**Records provided**

* start *

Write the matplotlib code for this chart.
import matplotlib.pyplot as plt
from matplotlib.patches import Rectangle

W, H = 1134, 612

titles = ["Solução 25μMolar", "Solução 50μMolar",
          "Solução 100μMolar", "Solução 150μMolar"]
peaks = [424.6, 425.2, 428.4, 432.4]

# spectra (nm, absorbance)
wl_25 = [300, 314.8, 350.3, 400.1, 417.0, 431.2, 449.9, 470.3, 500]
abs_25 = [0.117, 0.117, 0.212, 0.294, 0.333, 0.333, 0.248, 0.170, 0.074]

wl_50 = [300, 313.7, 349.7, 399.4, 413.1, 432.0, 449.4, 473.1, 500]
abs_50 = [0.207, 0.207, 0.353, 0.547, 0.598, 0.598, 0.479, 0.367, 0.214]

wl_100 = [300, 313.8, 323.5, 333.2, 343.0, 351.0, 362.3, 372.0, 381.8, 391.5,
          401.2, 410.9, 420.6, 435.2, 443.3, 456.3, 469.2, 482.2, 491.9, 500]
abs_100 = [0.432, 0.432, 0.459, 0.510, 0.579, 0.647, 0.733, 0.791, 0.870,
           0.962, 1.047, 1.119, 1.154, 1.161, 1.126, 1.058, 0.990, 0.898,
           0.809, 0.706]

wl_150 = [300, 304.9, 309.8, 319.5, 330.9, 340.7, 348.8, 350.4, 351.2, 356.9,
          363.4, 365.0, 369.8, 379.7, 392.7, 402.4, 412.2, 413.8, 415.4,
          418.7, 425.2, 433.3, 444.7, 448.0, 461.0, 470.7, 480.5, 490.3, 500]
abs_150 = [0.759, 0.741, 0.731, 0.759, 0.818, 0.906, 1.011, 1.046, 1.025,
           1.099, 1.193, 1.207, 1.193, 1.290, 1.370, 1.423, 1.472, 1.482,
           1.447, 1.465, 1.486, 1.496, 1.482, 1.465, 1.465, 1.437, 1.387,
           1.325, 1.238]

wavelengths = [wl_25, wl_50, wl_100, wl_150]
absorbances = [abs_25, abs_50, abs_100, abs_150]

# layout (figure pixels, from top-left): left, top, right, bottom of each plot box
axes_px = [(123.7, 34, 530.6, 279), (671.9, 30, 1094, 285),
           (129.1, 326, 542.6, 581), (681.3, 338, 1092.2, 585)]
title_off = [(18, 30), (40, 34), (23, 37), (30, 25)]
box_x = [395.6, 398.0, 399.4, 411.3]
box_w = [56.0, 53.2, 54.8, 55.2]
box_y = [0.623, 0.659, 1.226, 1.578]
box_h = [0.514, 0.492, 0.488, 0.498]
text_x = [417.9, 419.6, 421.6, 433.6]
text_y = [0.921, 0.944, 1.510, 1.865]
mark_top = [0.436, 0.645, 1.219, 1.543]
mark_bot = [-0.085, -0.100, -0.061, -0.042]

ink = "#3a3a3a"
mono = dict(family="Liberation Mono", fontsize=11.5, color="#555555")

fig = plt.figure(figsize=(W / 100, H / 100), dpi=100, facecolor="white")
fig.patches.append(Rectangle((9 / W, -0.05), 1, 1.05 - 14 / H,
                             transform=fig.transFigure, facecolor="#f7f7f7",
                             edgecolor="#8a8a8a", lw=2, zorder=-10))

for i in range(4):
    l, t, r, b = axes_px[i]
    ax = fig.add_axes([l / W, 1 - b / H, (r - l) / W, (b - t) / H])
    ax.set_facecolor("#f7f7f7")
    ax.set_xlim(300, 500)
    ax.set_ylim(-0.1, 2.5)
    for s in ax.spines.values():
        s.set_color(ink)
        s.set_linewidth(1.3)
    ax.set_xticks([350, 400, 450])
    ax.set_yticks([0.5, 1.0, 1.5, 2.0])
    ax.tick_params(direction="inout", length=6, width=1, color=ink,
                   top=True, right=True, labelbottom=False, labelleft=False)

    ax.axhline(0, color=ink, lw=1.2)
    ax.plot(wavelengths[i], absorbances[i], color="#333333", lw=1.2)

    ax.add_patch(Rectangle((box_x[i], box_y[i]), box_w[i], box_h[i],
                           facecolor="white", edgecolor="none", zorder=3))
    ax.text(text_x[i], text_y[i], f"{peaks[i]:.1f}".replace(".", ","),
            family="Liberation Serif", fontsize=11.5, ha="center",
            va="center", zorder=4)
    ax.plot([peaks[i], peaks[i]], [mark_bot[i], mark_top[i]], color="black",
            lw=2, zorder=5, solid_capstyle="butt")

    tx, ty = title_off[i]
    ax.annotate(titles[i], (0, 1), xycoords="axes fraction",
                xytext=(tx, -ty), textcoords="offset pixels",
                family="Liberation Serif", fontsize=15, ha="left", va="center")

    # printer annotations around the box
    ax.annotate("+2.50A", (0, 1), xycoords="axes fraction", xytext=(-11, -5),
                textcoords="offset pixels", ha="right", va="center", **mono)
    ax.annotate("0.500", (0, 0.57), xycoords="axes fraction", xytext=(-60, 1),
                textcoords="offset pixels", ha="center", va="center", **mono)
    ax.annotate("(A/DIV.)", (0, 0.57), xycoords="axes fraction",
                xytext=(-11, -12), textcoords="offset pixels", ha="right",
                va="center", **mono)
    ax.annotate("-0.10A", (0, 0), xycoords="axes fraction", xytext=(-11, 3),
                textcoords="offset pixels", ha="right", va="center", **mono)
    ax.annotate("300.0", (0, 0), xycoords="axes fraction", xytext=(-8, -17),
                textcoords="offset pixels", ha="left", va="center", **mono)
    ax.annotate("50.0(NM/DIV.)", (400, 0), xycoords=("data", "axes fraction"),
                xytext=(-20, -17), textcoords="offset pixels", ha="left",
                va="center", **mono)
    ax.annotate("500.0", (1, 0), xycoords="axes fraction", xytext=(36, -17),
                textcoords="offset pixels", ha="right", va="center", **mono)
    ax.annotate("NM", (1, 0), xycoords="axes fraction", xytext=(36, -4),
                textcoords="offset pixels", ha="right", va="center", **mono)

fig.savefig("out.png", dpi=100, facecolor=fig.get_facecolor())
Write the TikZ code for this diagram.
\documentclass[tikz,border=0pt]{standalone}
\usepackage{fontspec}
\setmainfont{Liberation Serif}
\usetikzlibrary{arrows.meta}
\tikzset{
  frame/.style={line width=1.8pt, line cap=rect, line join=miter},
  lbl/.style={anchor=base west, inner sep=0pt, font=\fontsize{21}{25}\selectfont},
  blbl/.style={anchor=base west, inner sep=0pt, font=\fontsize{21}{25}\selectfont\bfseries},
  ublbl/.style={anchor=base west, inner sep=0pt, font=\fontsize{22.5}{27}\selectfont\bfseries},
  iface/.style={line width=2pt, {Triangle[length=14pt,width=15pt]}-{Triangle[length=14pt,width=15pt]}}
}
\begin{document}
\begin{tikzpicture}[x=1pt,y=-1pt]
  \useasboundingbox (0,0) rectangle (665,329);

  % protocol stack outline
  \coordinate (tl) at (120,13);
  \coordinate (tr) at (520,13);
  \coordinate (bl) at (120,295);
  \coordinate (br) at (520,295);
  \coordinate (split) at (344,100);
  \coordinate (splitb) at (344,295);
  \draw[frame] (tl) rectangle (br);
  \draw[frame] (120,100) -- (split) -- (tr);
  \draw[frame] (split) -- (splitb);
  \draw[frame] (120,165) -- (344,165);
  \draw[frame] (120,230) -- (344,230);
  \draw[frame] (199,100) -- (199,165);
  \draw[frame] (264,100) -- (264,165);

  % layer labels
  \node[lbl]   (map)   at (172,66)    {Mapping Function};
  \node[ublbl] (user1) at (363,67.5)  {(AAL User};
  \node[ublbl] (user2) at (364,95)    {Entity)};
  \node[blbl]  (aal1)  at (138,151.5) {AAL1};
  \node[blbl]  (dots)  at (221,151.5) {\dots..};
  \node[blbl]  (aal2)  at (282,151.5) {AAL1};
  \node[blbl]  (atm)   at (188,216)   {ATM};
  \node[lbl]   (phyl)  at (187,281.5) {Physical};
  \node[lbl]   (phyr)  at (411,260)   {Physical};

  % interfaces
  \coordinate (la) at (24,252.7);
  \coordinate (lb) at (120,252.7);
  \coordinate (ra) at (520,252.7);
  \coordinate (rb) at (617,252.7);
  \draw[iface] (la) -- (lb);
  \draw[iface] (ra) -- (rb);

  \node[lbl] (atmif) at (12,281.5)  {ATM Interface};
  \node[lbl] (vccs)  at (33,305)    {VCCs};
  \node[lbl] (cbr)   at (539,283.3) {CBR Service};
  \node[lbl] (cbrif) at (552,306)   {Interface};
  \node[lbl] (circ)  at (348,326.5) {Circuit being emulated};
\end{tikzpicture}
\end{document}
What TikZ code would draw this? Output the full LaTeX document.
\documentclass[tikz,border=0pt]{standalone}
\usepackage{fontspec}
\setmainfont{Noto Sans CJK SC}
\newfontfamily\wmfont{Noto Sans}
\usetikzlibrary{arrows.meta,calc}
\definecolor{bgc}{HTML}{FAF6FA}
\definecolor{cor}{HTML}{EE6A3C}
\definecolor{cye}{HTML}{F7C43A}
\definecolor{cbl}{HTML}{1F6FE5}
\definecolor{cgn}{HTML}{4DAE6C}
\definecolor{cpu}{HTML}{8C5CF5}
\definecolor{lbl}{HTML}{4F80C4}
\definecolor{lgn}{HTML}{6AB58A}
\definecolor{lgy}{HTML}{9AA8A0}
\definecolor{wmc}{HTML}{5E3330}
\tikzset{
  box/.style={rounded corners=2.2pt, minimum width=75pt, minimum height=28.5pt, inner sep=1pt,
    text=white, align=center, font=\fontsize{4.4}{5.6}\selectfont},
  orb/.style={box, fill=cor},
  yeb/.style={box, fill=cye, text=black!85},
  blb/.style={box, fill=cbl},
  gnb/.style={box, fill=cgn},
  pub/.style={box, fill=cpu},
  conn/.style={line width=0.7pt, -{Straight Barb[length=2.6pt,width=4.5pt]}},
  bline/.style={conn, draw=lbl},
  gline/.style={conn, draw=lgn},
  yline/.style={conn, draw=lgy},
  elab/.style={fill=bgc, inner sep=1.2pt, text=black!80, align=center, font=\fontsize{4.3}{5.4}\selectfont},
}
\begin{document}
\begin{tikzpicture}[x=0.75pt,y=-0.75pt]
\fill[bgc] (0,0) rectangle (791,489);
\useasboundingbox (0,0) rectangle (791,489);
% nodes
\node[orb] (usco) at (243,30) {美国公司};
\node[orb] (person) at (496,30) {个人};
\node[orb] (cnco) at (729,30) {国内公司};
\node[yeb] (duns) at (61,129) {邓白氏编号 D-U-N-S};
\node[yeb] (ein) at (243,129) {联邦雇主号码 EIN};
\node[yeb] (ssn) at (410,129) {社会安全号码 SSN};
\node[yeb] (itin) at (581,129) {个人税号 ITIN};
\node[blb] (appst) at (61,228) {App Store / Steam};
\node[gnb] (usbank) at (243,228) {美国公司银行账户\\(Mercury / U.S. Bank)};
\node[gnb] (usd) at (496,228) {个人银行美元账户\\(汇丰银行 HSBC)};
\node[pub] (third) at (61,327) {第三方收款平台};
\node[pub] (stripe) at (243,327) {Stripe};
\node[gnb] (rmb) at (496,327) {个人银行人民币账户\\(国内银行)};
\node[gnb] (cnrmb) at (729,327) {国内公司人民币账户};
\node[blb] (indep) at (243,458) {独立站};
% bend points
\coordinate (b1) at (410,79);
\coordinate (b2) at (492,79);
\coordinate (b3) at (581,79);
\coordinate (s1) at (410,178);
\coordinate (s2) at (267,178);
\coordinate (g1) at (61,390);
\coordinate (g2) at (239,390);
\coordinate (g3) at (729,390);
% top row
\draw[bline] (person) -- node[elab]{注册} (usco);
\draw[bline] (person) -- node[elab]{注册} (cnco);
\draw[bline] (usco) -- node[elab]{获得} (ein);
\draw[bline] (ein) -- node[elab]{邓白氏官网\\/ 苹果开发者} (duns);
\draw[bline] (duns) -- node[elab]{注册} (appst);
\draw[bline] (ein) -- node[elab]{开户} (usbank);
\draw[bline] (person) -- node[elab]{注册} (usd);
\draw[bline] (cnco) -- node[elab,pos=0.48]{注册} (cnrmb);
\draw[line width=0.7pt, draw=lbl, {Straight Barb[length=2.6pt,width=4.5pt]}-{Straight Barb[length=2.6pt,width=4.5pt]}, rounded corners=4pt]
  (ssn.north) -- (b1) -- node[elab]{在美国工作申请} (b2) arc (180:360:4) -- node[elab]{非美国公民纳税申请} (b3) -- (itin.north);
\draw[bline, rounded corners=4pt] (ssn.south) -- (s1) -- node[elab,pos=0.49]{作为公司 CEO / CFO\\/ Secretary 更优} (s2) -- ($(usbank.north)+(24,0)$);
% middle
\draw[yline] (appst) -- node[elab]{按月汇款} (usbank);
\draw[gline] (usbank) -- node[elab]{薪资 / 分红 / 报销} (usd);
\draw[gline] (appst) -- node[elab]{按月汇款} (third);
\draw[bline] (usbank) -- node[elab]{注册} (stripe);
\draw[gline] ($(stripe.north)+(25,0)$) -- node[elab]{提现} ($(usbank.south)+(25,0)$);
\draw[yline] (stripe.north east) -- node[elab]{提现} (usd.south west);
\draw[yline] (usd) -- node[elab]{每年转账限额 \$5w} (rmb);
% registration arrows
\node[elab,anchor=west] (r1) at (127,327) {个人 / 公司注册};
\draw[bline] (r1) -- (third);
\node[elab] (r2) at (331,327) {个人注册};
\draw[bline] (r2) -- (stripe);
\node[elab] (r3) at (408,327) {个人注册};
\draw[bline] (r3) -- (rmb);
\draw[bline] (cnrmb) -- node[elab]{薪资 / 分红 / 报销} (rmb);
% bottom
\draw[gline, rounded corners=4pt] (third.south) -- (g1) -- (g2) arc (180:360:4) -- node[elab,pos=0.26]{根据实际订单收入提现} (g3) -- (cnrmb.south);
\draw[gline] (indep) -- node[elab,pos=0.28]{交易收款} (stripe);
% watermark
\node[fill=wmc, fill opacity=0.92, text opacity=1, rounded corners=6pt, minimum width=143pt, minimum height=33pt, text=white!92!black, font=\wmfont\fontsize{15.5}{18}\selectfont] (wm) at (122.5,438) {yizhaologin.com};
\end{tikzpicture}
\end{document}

* end *

**Work instructions**
Only the number is wanted: count the lines of the records that hold the word "this".

**The solution**
3